▼
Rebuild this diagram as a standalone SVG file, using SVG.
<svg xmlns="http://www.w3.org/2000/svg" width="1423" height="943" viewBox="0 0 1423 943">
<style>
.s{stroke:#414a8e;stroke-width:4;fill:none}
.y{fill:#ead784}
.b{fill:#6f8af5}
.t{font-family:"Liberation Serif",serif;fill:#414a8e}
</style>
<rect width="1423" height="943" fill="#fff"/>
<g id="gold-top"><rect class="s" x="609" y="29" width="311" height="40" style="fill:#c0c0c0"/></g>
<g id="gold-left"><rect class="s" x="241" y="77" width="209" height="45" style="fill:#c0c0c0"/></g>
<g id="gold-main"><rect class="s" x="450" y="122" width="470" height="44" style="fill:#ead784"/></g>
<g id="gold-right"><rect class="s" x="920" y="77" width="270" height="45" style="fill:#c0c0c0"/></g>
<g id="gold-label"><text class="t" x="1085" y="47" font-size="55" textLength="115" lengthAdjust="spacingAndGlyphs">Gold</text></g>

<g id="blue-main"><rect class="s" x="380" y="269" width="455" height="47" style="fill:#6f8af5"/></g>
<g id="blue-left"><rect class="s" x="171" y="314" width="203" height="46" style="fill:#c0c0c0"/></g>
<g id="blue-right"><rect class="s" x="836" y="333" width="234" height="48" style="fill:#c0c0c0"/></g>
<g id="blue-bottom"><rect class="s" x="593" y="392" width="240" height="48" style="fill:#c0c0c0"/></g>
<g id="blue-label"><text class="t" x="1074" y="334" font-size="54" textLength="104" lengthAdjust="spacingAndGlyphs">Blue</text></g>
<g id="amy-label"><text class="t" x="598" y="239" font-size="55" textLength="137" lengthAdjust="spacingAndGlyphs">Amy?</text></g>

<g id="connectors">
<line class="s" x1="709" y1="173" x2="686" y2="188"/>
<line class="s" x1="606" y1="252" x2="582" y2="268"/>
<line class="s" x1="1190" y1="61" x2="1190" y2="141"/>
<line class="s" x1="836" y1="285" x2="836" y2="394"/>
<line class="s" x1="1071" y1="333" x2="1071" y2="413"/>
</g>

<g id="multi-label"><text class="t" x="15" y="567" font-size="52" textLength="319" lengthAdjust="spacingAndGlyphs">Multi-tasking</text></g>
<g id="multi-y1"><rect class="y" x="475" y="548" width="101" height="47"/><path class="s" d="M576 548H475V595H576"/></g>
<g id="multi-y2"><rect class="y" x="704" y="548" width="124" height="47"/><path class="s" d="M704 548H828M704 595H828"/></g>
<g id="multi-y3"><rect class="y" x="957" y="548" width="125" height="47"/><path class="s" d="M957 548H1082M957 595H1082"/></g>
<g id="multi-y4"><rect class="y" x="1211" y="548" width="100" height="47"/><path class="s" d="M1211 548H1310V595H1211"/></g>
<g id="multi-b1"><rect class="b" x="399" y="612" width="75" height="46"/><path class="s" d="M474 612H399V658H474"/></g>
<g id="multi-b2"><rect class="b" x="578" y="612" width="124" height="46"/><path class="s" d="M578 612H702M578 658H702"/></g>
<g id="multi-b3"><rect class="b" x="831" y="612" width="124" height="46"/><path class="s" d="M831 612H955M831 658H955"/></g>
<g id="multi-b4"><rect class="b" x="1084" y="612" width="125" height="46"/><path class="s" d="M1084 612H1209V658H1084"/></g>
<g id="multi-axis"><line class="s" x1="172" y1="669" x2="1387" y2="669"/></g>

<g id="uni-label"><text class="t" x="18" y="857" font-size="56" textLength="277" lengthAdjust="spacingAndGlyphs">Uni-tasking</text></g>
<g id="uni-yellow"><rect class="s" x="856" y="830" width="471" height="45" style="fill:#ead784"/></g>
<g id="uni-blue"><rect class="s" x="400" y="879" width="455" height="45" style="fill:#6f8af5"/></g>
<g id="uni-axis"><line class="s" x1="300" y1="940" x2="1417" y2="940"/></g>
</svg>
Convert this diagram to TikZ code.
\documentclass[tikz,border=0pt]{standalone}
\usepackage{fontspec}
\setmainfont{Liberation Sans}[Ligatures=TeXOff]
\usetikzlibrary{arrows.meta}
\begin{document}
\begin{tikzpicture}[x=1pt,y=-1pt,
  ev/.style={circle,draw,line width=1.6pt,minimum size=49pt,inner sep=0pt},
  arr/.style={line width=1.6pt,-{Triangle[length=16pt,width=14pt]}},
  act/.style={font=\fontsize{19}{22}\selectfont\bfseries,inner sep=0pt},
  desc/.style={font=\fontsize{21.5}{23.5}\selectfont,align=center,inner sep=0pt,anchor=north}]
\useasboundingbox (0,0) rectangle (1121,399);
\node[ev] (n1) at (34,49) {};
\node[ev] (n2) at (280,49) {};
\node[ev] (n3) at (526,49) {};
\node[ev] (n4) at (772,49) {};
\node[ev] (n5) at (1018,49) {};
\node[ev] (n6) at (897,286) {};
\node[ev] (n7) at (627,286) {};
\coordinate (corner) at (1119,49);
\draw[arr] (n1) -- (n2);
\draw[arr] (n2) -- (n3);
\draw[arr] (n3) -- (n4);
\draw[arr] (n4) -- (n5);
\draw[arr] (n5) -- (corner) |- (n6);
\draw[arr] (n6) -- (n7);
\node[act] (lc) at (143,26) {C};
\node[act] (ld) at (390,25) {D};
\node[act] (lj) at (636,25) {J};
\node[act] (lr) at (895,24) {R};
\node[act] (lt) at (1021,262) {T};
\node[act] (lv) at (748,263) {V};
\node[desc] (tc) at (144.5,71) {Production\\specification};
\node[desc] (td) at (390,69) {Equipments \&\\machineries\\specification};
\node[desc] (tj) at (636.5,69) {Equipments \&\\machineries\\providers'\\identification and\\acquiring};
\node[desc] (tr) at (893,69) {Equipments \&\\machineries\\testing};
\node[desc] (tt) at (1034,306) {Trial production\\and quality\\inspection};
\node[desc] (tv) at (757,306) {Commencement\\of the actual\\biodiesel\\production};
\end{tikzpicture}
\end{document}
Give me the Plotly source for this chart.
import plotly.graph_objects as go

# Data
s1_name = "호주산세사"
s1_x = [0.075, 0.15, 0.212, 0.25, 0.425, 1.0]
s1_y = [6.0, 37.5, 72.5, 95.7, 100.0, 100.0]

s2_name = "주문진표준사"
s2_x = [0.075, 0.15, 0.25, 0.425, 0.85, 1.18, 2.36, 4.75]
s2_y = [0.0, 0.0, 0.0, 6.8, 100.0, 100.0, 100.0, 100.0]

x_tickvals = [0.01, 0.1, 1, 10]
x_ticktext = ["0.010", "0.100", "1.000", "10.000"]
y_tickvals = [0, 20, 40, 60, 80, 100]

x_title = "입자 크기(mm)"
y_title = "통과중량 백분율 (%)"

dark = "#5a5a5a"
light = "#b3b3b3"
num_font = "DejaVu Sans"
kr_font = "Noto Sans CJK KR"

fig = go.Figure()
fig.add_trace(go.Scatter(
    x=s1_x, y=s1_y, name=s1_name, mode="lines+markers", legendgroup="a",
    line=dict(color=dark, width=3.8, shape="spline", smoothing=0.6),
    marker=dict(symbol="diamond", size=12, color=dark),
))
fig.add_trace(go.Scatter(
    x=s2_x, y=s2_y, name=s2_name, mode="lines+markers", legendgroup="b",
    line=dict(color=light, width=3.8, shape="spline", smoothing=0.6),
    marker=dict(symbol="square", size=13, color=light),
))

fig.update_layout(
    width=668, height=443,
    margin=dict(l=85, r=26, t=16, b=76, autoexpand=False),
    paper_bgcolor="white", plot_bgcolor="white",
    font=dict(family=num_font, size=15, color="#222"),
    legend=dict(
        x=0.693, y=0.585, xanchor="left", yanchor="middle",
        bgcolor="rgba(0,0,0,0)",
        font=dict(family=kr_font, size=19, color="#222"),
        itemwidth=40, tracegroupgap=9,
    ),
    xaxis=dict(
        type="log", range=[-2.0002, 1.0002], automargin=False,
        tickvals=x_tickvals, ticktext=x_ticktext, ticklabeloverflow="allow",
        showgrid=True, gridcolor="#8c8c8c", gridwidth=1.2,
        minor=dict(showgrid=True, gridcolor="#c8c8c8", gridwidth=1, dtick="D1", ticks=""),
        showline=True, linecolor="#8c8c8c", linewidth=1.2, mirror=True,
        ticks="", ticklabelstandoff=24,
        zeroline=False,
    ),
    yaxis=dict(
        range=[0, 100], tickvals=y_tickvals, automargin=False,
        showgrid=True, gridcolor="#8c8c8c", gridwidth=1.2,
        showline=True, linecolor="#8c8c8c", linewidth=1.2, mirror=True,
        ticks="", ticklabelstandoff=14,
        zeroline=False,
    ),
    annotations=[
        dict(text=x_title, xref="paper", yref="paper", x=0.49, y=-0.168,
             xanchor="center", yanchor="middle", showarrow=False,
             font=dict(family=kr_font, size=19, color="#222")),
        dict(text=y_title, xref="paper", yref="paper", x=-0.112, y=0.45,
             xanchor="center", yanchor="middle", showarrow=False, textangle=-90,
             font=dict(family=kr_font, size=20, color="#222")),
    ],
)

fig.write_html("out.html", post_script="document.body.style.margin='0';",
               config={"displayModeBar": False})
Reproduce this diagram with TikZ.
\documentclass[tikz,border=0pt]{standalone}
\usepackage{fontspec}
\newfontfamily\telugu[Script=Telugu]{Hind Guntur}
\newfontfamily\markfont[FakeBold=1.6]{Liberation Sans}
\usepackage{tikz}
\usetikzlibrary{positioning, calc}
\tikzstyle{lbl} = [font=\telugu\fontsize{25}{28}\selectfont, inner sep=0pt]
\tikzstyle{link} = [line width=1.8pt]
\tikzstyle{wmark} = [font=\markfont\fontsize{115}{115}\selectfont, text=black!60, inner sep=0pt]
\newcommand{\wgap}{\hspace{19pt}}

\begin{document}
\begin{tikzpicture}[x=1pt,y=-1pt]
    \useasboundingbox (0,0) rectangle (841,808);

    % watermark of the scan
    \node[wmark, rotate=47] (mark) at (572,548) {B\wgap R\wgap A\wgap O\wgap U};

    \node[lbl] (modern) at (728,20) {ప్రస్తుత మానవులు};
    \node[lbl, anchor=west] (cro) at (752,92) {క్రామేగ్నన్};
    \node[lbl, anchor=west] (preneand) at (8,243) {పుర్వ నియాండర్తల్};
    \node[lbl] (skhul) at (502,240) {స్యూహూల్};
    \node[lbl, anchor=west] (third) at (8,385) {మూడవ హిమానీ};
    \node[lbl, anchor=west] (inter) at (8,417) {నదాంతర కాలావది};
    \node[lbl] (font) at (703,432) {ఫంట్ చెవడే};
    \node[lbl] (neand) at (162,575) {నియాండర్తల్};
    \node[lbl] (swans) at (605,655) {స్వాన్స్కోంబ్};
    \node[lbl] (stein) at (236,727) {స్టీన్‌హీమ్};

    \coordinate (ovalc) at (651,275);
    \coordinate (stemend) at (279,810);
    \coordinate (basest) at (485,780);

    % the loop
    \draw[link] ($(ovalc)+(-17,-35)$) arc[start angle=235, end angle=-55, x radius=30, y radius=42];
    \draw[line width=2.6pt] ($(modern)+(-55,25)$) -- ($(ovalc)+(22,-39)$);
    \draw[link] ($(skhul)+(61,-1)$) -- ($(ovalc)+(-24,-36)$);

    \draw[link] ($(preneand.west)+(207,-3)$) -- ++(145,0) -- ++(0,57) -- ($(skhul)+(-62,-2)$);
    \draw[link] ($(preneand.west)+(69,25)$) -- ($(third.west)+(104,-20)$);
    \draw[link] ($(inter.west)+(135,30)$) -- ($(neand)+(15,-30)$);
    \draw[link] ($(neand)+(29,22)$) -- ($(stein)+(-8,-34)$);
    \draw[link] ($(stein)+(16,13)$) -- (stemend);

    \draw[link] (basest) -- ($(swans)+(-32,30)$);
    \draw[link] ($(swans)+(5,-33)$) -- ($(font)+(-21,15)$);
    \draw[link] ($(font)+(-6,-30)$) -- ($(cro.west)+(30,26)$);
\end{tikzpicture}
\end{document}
▲
Work to do:
Starting at the line that contains "Reproduce this diagram with TikZ." and ending at the line that contains "rotate=47] (mark) at", repeat each line exactly, both ends included, and nothing else.

Output of the exercise:
Reproduce this diagram with TikZ.
\documentclass[tikz,border=0pt]{standalone}
\usepackage{fontspec}
\newfontfamily\telugu[Script=Telugu]{Hind Guntur}
\newfontfamily\markfont[FakeBold=1.6]{Liberation Sans}
\usepackage{tikz}
\usetikzlibrary{positioning, calc}
\tikzstyle{lbl} = [font=\telugu\fontsize{25}{28}\selectfont, inner sep=0pt]
\tikzstyle{link} = [line width=1.8pt]
\tikzstyle{wmark} = [font=\markfont\fontsize{115}{115}\selectfont, text=black!60, inner sep=0pt]
\newcommand{\wgap}{\hspace{19pt}}

\begin{document}
\begin{tikzpicture}[x=1pt,y=-1pt]
    \useasboundingbox (0,0) rectangle (841,808);

    % watermark of the scan
    \node[wmark, rotate=47] (mark) at (572,548) {B\wgap R\wgap A\wgap O\wgap U};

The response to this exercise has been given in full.